IPL's beauty is that underdogs genuinely have chances. It's T20 cricket - one crazy innings, one brilliant bowling spell can flip any match.

Table-toppers aren't unbeatable. They might be mentally relaxed, thinking they'll win easily. Underdogs come with nothing to lose, play freely, pull off upsets.

Also, favorites face pressure to win. Every match they're expected to dominate. That expectation weighs on players. Underdogs have no such burden.

Don't blindly pick favorites, especially in league stages. Underdogs with one-two match-winners can absolutely cause upsets. Happens every IPL season, multiple times.
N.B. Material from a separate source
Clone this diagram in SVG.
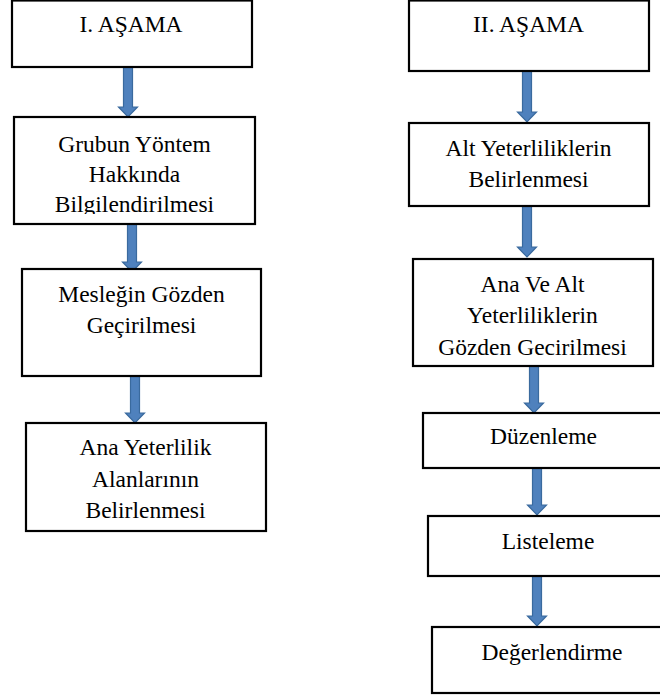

Making Predictions That Actually Work

So how do you put all this together for better IPL cricket match prediction?

Start with venue and conditions. What kind of match is this likely to be? High-scoring, low-scoring, favoring pace or spin? That's your baseline.

Check both teams' recent performances, but go beyond results. How are they playing? Any momentum building or worrying signs despite results?

Look at team compositions. Which team's better balanced for these conditions? Who has better depth if things go wrong?

Factor in toss impact. If dew's expected or pitch deteriorates badly, winning toss matters significantly.

Consider tactical match-ups. Does one team's bowling suit the opposition's batting weaknesses? Any specific player battles that could decide it?

Then add intangibles - pressure, experience, motivation levels. Sometimes these matter more than pure skill.

When to Trust Your Gut

Analysis is important. But sometimes your gut tells you something's off despite what stats say.

Maybe a team's won three straight but you've noticed they're scraping wins, not dominating. Maybe a player's in bad form statistically but you saw him bat in the nets and he looked sharp.

These instincts develop from watching lots of cricket. Don't ignore them just because they contradict data. Often your subconscious picks up patterns your conscious mind hasn't articulated yet.

Balance is key. Use analysis as foundation but trust your cricket instincts too. Best predictions combine both.

Embracing the Uncertainty

Here's the thing about IPL cricket match prediction - you'll never achieve 100% accuracy. Nobody can. Cricket's too unpredictable, has too many variables.

One brilliant catch, one umpiring howler, one freak dismissal - these random events swing matches. You can't predict them, can only accept they'll happen.

What you can do is get better at identifying which team has better chances based on available information. Stack odds in your prediction's favor without expecting certainty.

Enjoy the process. Analyze matches, develop your understanding, make informed calls. When you're right, great. When you're wrong, figure out why and learn from it.

That's how you get genuinely good at this - not through some magic formula, but through experience, observation, and constantly refining your cricket knowledge.